Há toda uma literatura dos estudos da paz que, desde o final da Segunda Guerra, vem contribuindo para as compreensões teóricas e práticas de processos de apaziguamentos. A partir daí, surgiram algumas correntes, sobretudo nos países nórdicos, como as das escolas de Oslo (Noruega), de Uppsala (Suécia), de Copenhague (Dinamarca). É importante mencioná-las aqui, pois o Acordo de Paz da Colômbia incorpora muito da experiência e das lições dos debates sobre o tema, além dos acordos que deram certo e daqueles deram errado nas últimas décadas.

Uma paz estável e duradoura não é um processo de vitoriosos e derrotados. É um processo ganha-ganha e que visa desarmar reciprocamente as partes, inclui-las na vida civil e na social e também garantir oportunidades de representação política e de prosperidade econômica. A paz positiva –para invocar o sociólogo norueguês Johan Galtung– é aquela que vai muito além da ausência de guerra, é aquela que tem as marcas das democracias política, econômica e social e a dos direitos humanos também.

O primeiro grande desafio do roteiro da paz é o de que ele seja formalmente aprovado pelo povo colombiano por meio de um referendo que ocorrerá em outubro de 2016. Ou seja, não basta que o Congresso colombiano se manifeste, o tema é por demasiado transcendente para ficar nas mãos do voto indireto. Esse passo crucial dará legitimidade a tudo o que foi longa e pacientemente negociado pelas partes interessadas. Se exitosa essa etapa, o acordo será de toda a sociedade.

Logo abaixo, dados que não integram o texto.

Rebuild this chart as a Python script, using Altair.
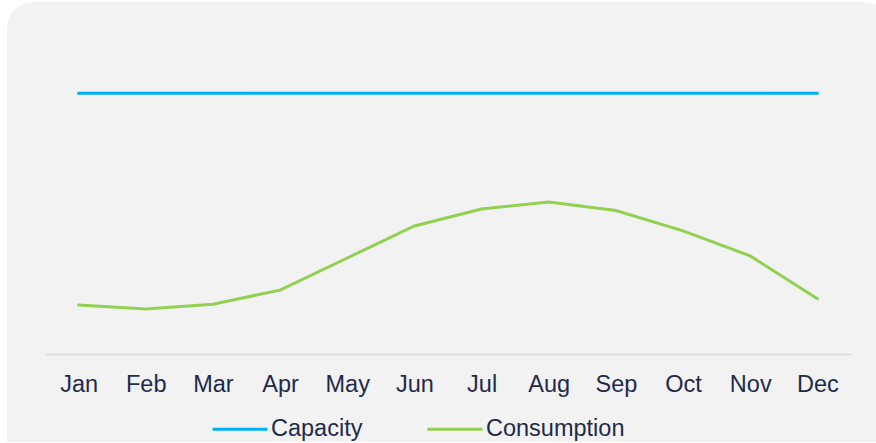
import altair as alt
import pandas as pd

months = ["Jan", "Feb", "Mar", "Apr", "May", "Jun", "Jul", "Aug", "Sep", "Oct", "Nov", "Dec"]
capacity = [100] * 12
consumption = [18.8, 17.3, 19.1, 24.5, 36.8, 49.1, 55.6, 58.3, 55.0, 47.2, 37.6, 21.2]
series = ["Capacity", "Consumption"]
colors = ["#00b0f0", "#92d050"]

rows = []
for m, c, u in zip(months, capacity, consumption):
    rows.append({"Month": m, "Series": "Capacity", "Value": c})
    rows.append({"Month": m, "Series": "Consumption", "Value": u})
df = pd.DataFrame(rows)

FONT = "Liberation Sans"
TEXT = "#1f2a4a"
FS = 23.5

panel = alt.Chart(pd.DataFrame({"a": [0]})).mark_rect(
    fill="#f2f2f2", cornerRadiusTopLeft=26, cornerRadiusTopRight=26
).encode(
    x=alt.value(-38), x2=alt.value(846), y=alt.value(-39), y2=alt.value(401)
)

lines = alt.Chart(df).mark_line(strokeWidth=3, strokeCap="round").encode(
    x=alt.X("Month:N", sort=months, scale=alt.Scale(type="point", padding=0.5),
            axis=alt.Axis(title=None, labelAngle=0, ticks=False, domainColor="#d9d9d9",
                          domainWidth=1.5, labelFont=FONT, labelFontSize=FS,
                          labelColor=TEXT, labelPadding=18, grid=False, zindex=1)),
    y=alt.Y("Value:Q", scale=alt.Scale(domain=[0, 120]), axis=None),
    color=alt.Color("Series:N", sort=series,
                    scale=alt.Scale(domain=series, range=colors),
                    legend=alt.Legend(title=None, orient="none", direction="horizontal",
                                      legendX=166, legendY=359,
                                      symbolType="stroke", symbolSize=3025,
                                      symbolStrokeWidth=3, labelFont=FONT,
                                      labelFontSize=FS, labelColor=TEXT,
                                      labelOffset=2, columnPadding=58, zindex=1)),
)

chart = alt.layer(panel, lines).properties(
    width=806, height=313,
    autosize=alt.AutoSizeParams(type="none"),
    padding={"left": 45, "top": 41, "right": 25, "bottom": 89},
    background="white",
).configure_view(stroke=None)

chart.save("out.html", embed_options={"renderer": "svg", "actions": False})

Já o segundo grande desafio será lidar com os julgamentos de quem praticou crimes de guerra e graves violações aos direitos humanos. Esse é um capítulo extremamente delicado em todos os processos de construção da paz e que é conhecido como “justiça de transição”. Sabe-se, pela experiência de diversos processos de apaziguamento, que não pode haver anistia plena nem punições radicais nos mesmos moldes dos tribunais comuns. Deve ser um meio-termo, uma alternativa que contribua para impedir a impunidade, mas que colabore para reconciliar aqueles adversários que a letra do acordo, por si só, não aproxima.

O terceiro grande desafio é a reincorporação dos combatentes –sobretudo, os das Farc– às vidas civil e política. Muitos passaram a maior parte de seus anos na selva, não cursaram a escola formal e necessitam de apoio e oportunidades para esse “retorno”.

Por fim, o quarto grande desafio é garantir acesso aos meios de produção econômica –em especial, ao direito à terra–, o que implica numa reforma agrária que beneficie os antigos guerrilheiros, assim garantindo seu direito à propriedade. No entanto, essa foi uma das questões estruturais que geraram o conflito colombiano, nos anos 1960.

A expectativa da aprovação contundente do acordo pela população é grande, dentro e fora da Colômbia, apesar de haver a oposição de setores conservadores que preferiam derrotar militarmente as Farc, o que significaria gerar massacres e fomentar apenas uma paz negativa –frágil, artificial e incompleta. O roteiro da paz é, nesse sentido, uma promessa factível, que depende da confiança, do apoio e da fé da maioria.